* SHORT EXERCISE: Type out the complete listing below word for word, without its pictures.

* DATA SECTION:
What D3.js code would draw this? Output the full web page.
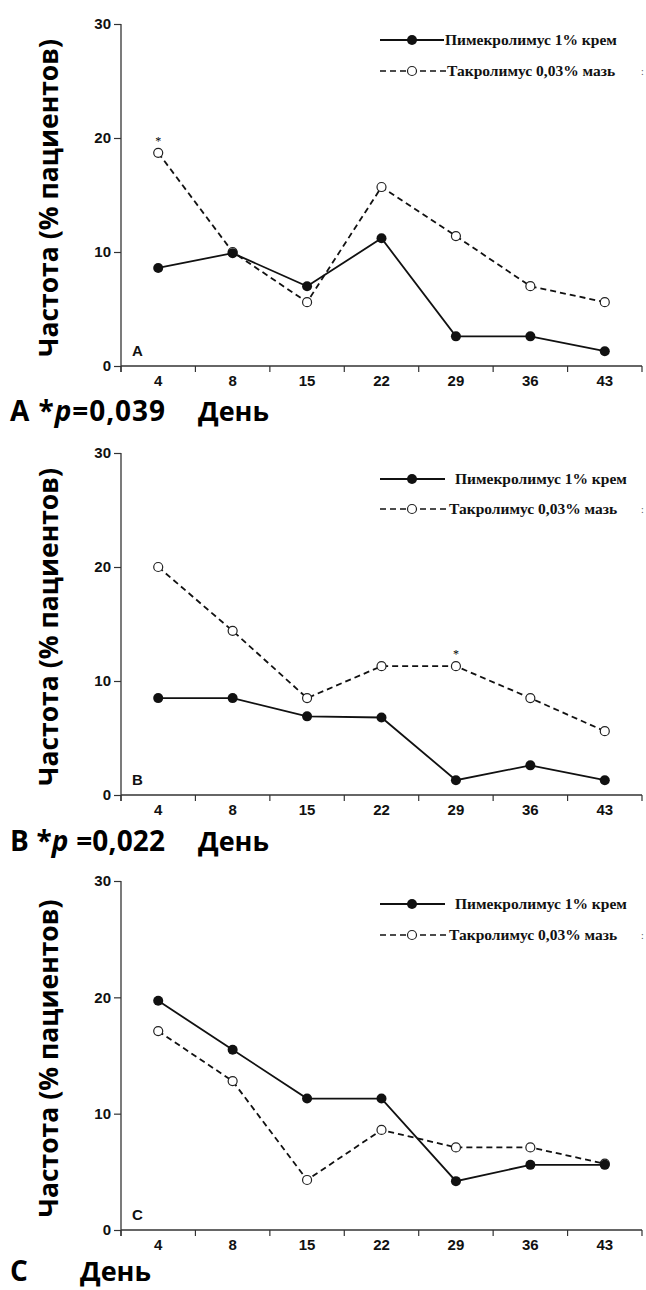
<!DOCTYPE html>
<html><head><meta charset="utf-8">
<script src="https://cdn.jsdelivr.net/npm/d3@7"></script>
<style>
html,body{margin:0;padding:0;background:#fff;}
svg{display:block;}
</style></head>
<body>
<script>
// ---- data ----
const days = ["4","8","15","22","29","36","43"];
const yTicks = [0,10,20,30];
const seriesNames = ["Пимекролимус 1% крем","Такролимус 0,03% мазь"];
const pimeA = [8.6, 9.9, 7.0, 11.2, 2.6, 2.6, 1.3];
const tacroA = [18.7, 10.0, 5.6, 15.7, 11.4, 7.0, 5.6];
const pimeB = [8.5, 8.5, 6.9, 6.8, 1.3, 2.6, 1.3];
const tacroB = [20.0, 14.4, 8.5, 11.3, 11.3, 8.5, 5.6];
const pimeC = [19.7, 15.5, 11.3, 11.3, 4.2, 5.6, 5.6];
const tacroC = [17.1, 12.8, 4.3, 8.6, 7.1, 7.1, 5.7];
const panelLetters = ["A","B","C"];
const bottomLetters = ["А","В","С"];
const pValues = ["=0,039"," =0,022",""];
const starDay = ["4","29",null];
const yTitle = "Частота (% пациентов)";
const xTitle = "День";

const W = 646, H = 1290;
const svg = d3.select("body").append("svg").attr("width", W).attr("height", H);

const panels = [
  {top:24, bottom:366, pime:pimeA, tacro:tacroA, leg:[40,71], lineEnd:[444,446], textX:[445,447], by:421},
  {top:453, bottom:795, pime:pimeB, tacro:tacroB, leg:[479,509], lineEnd:[445,448], textX:[455,449], by:851},
  {top:881, bottom:1230, pime:pimeC, tacro:tacroC, leg:[904,935], lineEnd:[445,448], textX:[455,449], by:1281}
];
const left = 121, right = 642;
const axisColor = "#333";
const numFont = "'Liberation Sans Narrow','Arial Narrow','Liberation Sans',Arial,sans-serif";
const serif = "'Liberation Serif','Times New Roman',serif";
const boldSans = "'Open Sans','Noto Sans',sans-serif";

panels.forEach((p, i) => {
  const g = svg.append("g");
  const x = d3.scaleBand().domain(days).range([left, right]).padding(0);
  const y = d3.scaleLinear().domain([0,30]).range([p.bottom, p.top]);

  // y axis
  const ya = g.append("g").attr("transform", `translate(${left},0)`)
    .call(d3.axisLeft(y).tickValues(yTicks).tickSize(7).tickPadding(3).tickSizeOuter(0));
  ya.select(".domain").attr("stroke", axisColor).attr("stroke-width", 1.3)
    .attr("d", `M0,${y(30)}V${y(0)+6}`);
  ya.selectAll(".tick line").attr("stroke", axisColor).attr("stroke-width", 1.2);
  ya.selectAll(".tick text").attr("font-family", numFont).attr("font-size", 15)
    .attr("font-weight", "bold").attr("fill", "#111");

  // x axis
  const xa = g.append("g").attr("transform", `translate(0,${p.bottom})`)
    .call(d3.axisBottom(x).tickSize(0).tickPadding(9));
  xa.select(".domain").attr("stroke", axisColor).attr("stroke-width", 1.3)
    .attr("d", `M${left},0H${right}`);
  xa.selectAll(".tick text").attr("font-family", numFont).attr("font-size", 15)
    .attr("font-weight", "bold").attr("fill", "#111");
  const bounds = days.map(d => x(d)).concat([right]);
  g.selectAll(".xb").data(bounds).enter().append("line")
    .attr("x1", d => d).attr("x2", d => d)
    .attr("y1", p.bottom).attr("y2", p.bottom + 6)
    .attr("stroke", axisColor).attr("stroke-width", 1.2);

  const cx = d => x(d) + x.bandwidth()/2;
  const line = d3.line().x((v,j) => cx(days[j])).y(v => y(v));

  // tacrolimus dashed
  g.append("path").datum(p.tacro).attr("d", line).attr("fill","none")
    .attr("stroke","#111").attr("stroke-width",1.8).attr("stroke-dasharray","6,4");
  // pimecrolimus solid
  g.append("path").datum(p.pime).attr("d", line).attr("fill","none")
    .attr("stroke","#111").attr("stroke-width",1.8);

  g.selectAll(".tp").data(p.tacro).enter().append("circle")
    .attr("cx",(v,j)=>cx(days[j])).attr("cy",v=>y(v)).attr("r",4.5)
    .attr("fill","#fff").attr("stroke","#222").attr("stroke-width",1.2);
  g.selectAll(".pp").data(p.pime).enter().append("circle")
    .attr("cx",(v,j)=>cx(days[j])).attr("cy",v=>y(v)).attr("r",5)
    .attr("fill","#111");

  // star
  if (starDay[i]) {
    const j = days.indexOf(starDay[i]);
    g.append("text").attr("x", cx(starDay[i])).attr("y", y(p.tacro[j]) - 8)
      .attr("text-anchor","middle").attr("font-family", serif).attr("font-size", 12)
      .text("*");
  }

  // panel letter
  g.append("text").attr("x", 132).attr("y", p.bottom - 10)
    .attr("font-family", "'Liberation Sans',Arial,sans-serif").attr("font-weight","bold")
    .attr("font-size", 15).attr("fill","#111").text(panelLetters[i]);

  // legend
  g.append("line").attr("x1", 380).attr("x2", p.lineEnd[0]).attr("y1", p.leg[0]).attr("y2", p.leg[0])
    .attr("stroke","#111").attr("stroke-width",1.8);
  g.append("circle").attr("cx", 412).attr("cy", p.leg[0]).attr("r", 5).attr("fill","#111");
  g.append("text").attr("x", p.textX[0]).attr("y", p.leg[0] + 5).attr("font-family", serif)
    .attr("font-weight","bold").attr("font-size", 15.5).attr("fill","#111").text(seriesNames[0]);
  g.append("line").attr("x1", 380).attr("x2", p.lineEnd[1]).attr("y1", p.leg[1]).attr("y2", p.leg[1])
    .attr("stroke","#111").attr("stroke-width",1.6).attr("stroke-dasharray","6,4");
  g.append("circle").attr("cx", 412).attr("cy", p.leg[1]).attr("r", 4.5)
    .attr("fill","#fff").attr("stroke","#222").attr("stroke-width",1.2);
  g.append("text").attr("x", p.textX[1]).attr("y", p.leg[1] + 5).attr("font-family", serif)
    .attr("font-weight","bold").attr("font-size", 15.5).attr("fill","#111").text(seriesNames[1]);
  g.append("text").attr("x", 641).attr("y", p.leg[1] + 4).attr("font-family", serif)
    .attr("font-size", 10).attr("fill","#555").text(":");

  // y title
  const ymid = (p.top + p.bottom)/2 + 3;
  g.append("text").attr("transform", `translate(58,${ymid}) rotate(-90)`)
    .attr("text-anchor","middle").attr("font-family", boldSans).attr("font-weight","bold")
    .attr("font-size", 26.5).attr("fill","#000").text(yTitle);

  // bottom label
  const bt = g.append("text").attr("x", 10).attr("y", p.by).attr("font-family", boldSans)
    .attr("font-weight","bold").attr("font-size", 28).attr("fill","#000");
  if (pValues[i]) {
    bt.attr("textLength", 155).attr("lengthAdjust", "spacing");
    bt.append("tspan").text(bottomLetters[i] + " *");
    bt.append("tspan").attr("font-style","italic").text("p");
    bt.append("tspan").text(pValues[i]);
  } else {
    bt.text(bottomLetters[i]);
  }
  g.append("text").attr("x", i===2 ? 80 : 198).attr("y", p.by).attr("font-family", boldSans)
    .attr("font-weight","bold").attr("font-size", 27).attr("fill","#000").text(xTitle);
});
</script>
</body></html>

* TASK RESPONSE:
What D3.js code would draw this? Output the full web page.
<!DOCTYPE html>
<html><head><meta charset="utf-8">
<script src="https://cdn.jsdelivr.net/npm/d3@7"></script>
<style>
html,body{margin:0;padding:0;background:#fff;}
svg{display:block;}
</style></head>
<body>
<script>
// ---- data ----
const days = ["4","8","15","22","29","36","43"];
const yTicks = [0,10,20,30];
const seriesNames = ["Пимекролимус 1% крем","Такролимус 0,03% мазь"];
const pimeA = [8.6, 9.9, 7.0, 11.2, 2.6, 2.6, 1.3];
const tacroA = [18.7, 10.0, 5.6, 15.7, 11.4, 7.0, 5.6];
const pimeB = [8.5, 8.5, 6.9, 6.8, 1.3, 2.6, 1.3];
const tacroB = [20.0, 14.4, 8.5, 11.3, 11.3, 8.5, 5.6];
const pimeC = [19.7, 15.5, 11.3, 11.3, 4.2, 5.6, 5.6];
const tacroC = [17.1, 12.8, 4.3, 8.6, 7.1, 7.1, 5.7];
const panelLetters = ["A","B","C"];
const bottomLetters = ["А","В","С"];
const pValues = ["=0,039"," =0,022",""];
const starDay = ["4","29",null];
const yTitle = "Частота (% пациентов)";
const xTitle = "День";

const W = 646, H = 1290;
const svg = d3.select("body").append("svg").attr("width", W).attr("height", H);

const panels = [
  {top:24, bottom:366, pime:pimeA, tacro:tacroA, leg:[40,71], lineEnd:[444,446], textX:[445,447], by:421},
  {top:453, bottom:795, pime:pimeB, tacro:tacroB, leg:[479,509], lineEnd:[445,448], textX:[455,449], by:851},
  {top:881, bottom:1230, pime:pimeC, tacro:tacroC, leg:[904,935], lineEnd:[445,448], textX:[455,449], by:1281}
];
const left = 121, right = 642;
const axisColor = "#333";
const numFont = "'Liberation Sans Narrow','Arial Narrow','Liberation Sans',Arial,sans-serif";
const serif = "'Liberation Serif','Times New Roman',serif";
const boldSans = "'Open Sans','Noto Sans',sans-serif";

panels.forEach((p, i) => {
  const g = svg.append("g");
  const x = d3.scaleBand().domain(days).range([left, right]).padding(0);
  const y = d3.scaleLinear().domain([0,30]).range([p.bottom, p.top]);

  // y axis
  const ya = g.append("g").attr("transform", `translate(${left},0)`)
    .call(d3.axisLeft(y).tickValues(yTicks).tickSize(7).tickPadding(3).tickSizeOuter(0));
  ya.select(".domain").attr("stroke", axisColor).attr("stroke-width", 1.3)
    .attr("d", `M0,${y(30)}V${y(0)+6}`);
  ya.selectAll(".tick line").attr("stroke", axisColor).attr("stroke-width", 1.2);
  ya.selectAll(".tick text").attr("font-family", numFont).attr("font-size", 15)
    .attr("font-weight", "bold").attr("fill", "#111");

  // x axis
  const xa = g.append("g").attr("transform", `translate(0,${p.bottom})`)
    .call(d3.axisBottom(x).tickSize(0).tickPadding(9));
  xa.select(".domain").attr("stroke", axisColor).attr("stroke-width", 1.3)
    .attr("d", `M${left},0H${right}`);
  xa.selectAll(".tick text").attr("font-family", numFont).attr("font-size", 15)
    .attr("font-weight", "bold").attr("fill", "#111");
  const bounds = days.map(d => x(d)).concat([right]);
  g.selectAll(".xb").data(bounds).enter().append("line")
    .attr("x1", d => d).attr("x2", d => d)
    .attr("y1", p.bottom).attr("y2", p.bottom + 6)
    .attr("stroke", axisColor).attr("stroke-width", 1.2);

  const cx = d => x(d) + x.bandwidth()/2;
  const line = d3.line().x((v,j) => cx(days[j])).y(v => y(v));

  // tacrolimus dashed
  g.append("path").datum(p.tacro).attr("d", line).attr("fill","none")
    .attr("stroke","#111").attr("stroke-width",1.8).attr("stroke-dasharray","6,4");
  // pimecrolimus solid
  g.append("path").datum(p.pime).attr("d", line).attr("fill","none")
    .attr("stroke","#111").attr("stroke-width",1.8);

  g.selectAll(".tp").data(p.tacro).enter().append("circle")
    .attr("cx",(v,j)=>cx(days[j])).attr("cy",v=>y(v)).attr("r",4.5)
    .attr("fill","#fff").attr("stroke","#222").attr("stroke-width",1.2);
  g.selectAll(".pp").data(p.pime).enter().append("circle")
    .attr("cx",(v,j)=>cx(days[j])).attr("cy",v=>y(v)).attr("r",5)
    .attr("fill","#111");

  // star
  if (starDay[i]) {
    const j = days.indexOf(starDay[i]);
    g.append("text").attr("x", cx(starDay[i])).attr("y", y(p.tacro[j]) - 8)
      .attr("text-anchor","middle").attr("font-family", serif).attr("font-size", 12)
      .text("*");
  }

  // panel letter
  g.append("text").attr("x", 132).attr("y", p.bottom - 10)
    .attr("font-family", "'Liberation Sans',Arial,sans-serif").attr("font-weight","bold")
    .attr("font-size", 15).attr("fill","#111").text(panelLetters[i]);

  // legend
  g.append("line").attr("x1", 380).attr("x2", p.lineEnd[0]).attr("y1", p.leg[0]).attr("y2", p.leg[0])
    .attr("stroke","#111").attr("stroke-width",1.8);
  g.append("circle").attr("cx", 412).attr("cy", p.leg[0]).attr("r", 5).attr("fill","#111");
  g.append("text").attr("x", p.textX[0]).attr("y", p.leg[0] + 5).attr("font-family", serif)
    .attr("font-weight","bold").attr("font-size", 15.5).attr("fill","#111").text(seriesNames[0]);
  g.append("line").attr("x1", 380).attr("x2", p.lineEnd[1]).attr("y1", p.leg[1]).attr("y2", p.leg[1])
    .attr("stroke","#111").attr("stroke-width",1.6).attr("stroke-dasharray","6,4");
  g.append("circle").attr("cx", 412).attr("cy", p.leg[1]).attr("r", 4.5)
    .attr("fill","#fff").attr("stroke","#222").attr("stroke-width",1.2);
  g.append("text").attr("x", p.textX[1]).attr("y", p.leg[1] + 5).attr("font-family", serif)
    .attr("font-weight","bold").attr("font-size", 15.5).attr("fill","#111").text(seriesNames[1]);
  g.append("text").attr("x", 641).attr("y", p.leg[1] + 4).attr("font-family", serif)
    .attr("font-size", 10).attr("fill","#555").text(":");

  // y title
  const ymid = (p.top + p.bottom)/2 + 3;
  g.append("text").attr("transform", `translate(58,${ymid}) rotate(-90)`)
    .attr("text-anchor","middle").attr("font-family", boldSans).attr("font-weight","bold")
    .attr("font-size", 26.5).attr("fill","#000").text(yTitle);

  // bottom label
  const bt = g.append("text").attr("x", 10).attr("y", p.by).attr("font-family", boldSans)
    .attr("font-weight","bold").attr("font-size", 28).attr("fill","#000");
  if (pValues[i]) {
    bt.attr("textLength", 155).attr("lengthAdjust", "spacing");
    bt.append("tspan").text(bottomLetters[i] + " *");
    bt.append("tspan").attr("font-style","italic").text("p");
    bt.append("tspan").text(pValues[i]);
  } else {
    bt.text(bottomLetters[i]);
  }
  g.append("text").attr("x", i===2 ? 80 : 198).attr("y", p.by).attr("font-family", boldSans)
    .attr("font-weight","bold").attr("font-size", 27).attr("fill","#000").text(xTitle);
});
</script>
</body></html>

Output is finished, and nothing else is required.